La crisi libanese e l’utilità di una diplomazia italiana audace lungimirante tempestiva

Si apre per l’Italia una grande opportunità se qualcuno riesce ad interessarsi, con intelligenza, cuore e lungimiranza, alla tragedia del popolo libanese. Dico che se fosse chiaro, a palazzo Chigi e alla Farnesina, cosa si deve intendere per “interesse nazionale” (sia pure nell’epoca del multilateralismo avvolgente e tutto condizionante) e quali passi audaci è necessario compiere per non lasciare dove i santoni della finanza mondiale hanno deciso di inchiodare il Libano (non sanno cosa farsene dopo avergli fatto di tutto e lasciato fare di tutto) e la sua popolazione innocente e sofferente, sarebbe un rigenerare la nostra asfittica politica estera mediterranea. Una strada ovviamente piena di insidie ma che potrebbe, mentre si ridà fiato e credibilità alla Repubblica, non solo recuperare su basi colte il dialogo con musulmani ed ebrei (il Libano è anche questo) ma al tempo difendere i diritti dei cristiani e spingerli, con soluzioni pacifiche, di fatto fuori dai ghetti in cui ormai spesso sono costretti a vivere.

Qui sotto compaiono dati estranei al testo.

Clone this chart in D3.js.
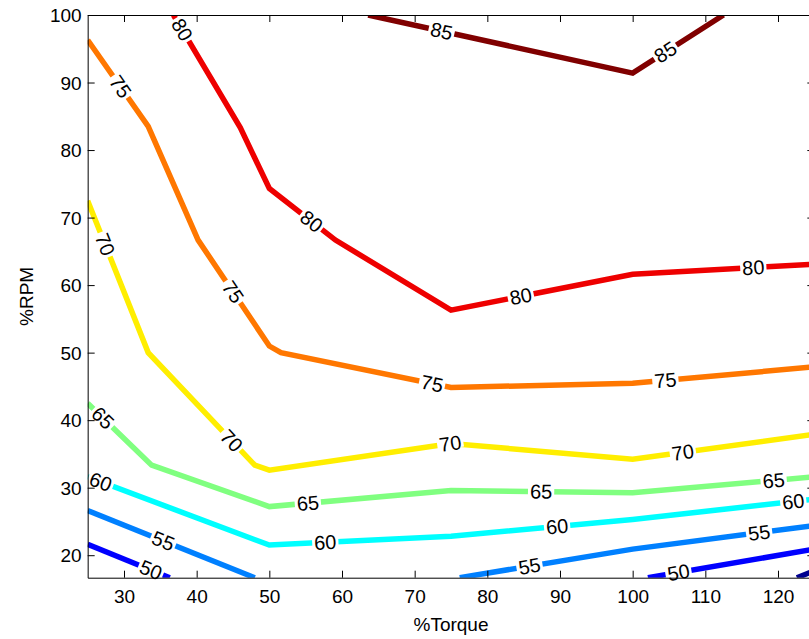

Il Libano (ma questa è la posizione di signore notoriamente provinciale e ignorante in quasi tutto quello che riguarda gli avvenimenti oltre confine) è assolutamente necessario che non venga lasciato nelle condizioni in cui invece oggi si trova. Non è comunque assolutamente un approccio strappalacrime (anche se una componente umanitaria non va rimossa) che sommessamente da mesi propongo. Dico che lasciare a quello che abbiamo visto accadere, anche in queste ore a Beirut (cecchini agli ultimi piani e risposte con armi pesanti dal “basso”), la soluzione del groviglio è follia autolesionistica che chiunque abbia un minimo di buon senso (e di cultura) dovrebbe concorrere a provare a fermare. Beirut è certamente una delle “chiuse” del Mediterraneo che notoriamente, essendo sostanzialmente un lago ha nelle “chiuse” i punti sensibili per la salute dell’intero bacino. L’on. Alessandra Ermellino, opportunamente, fa il massimo per richiamare l’attenzione su quanto sta accadendo. Lo fa in quasi assoluta solitudine. Tra i giornalisti qualcuno comincia a reagire.
Noi ci accodiamo consapevoli della delicatezza della situazione.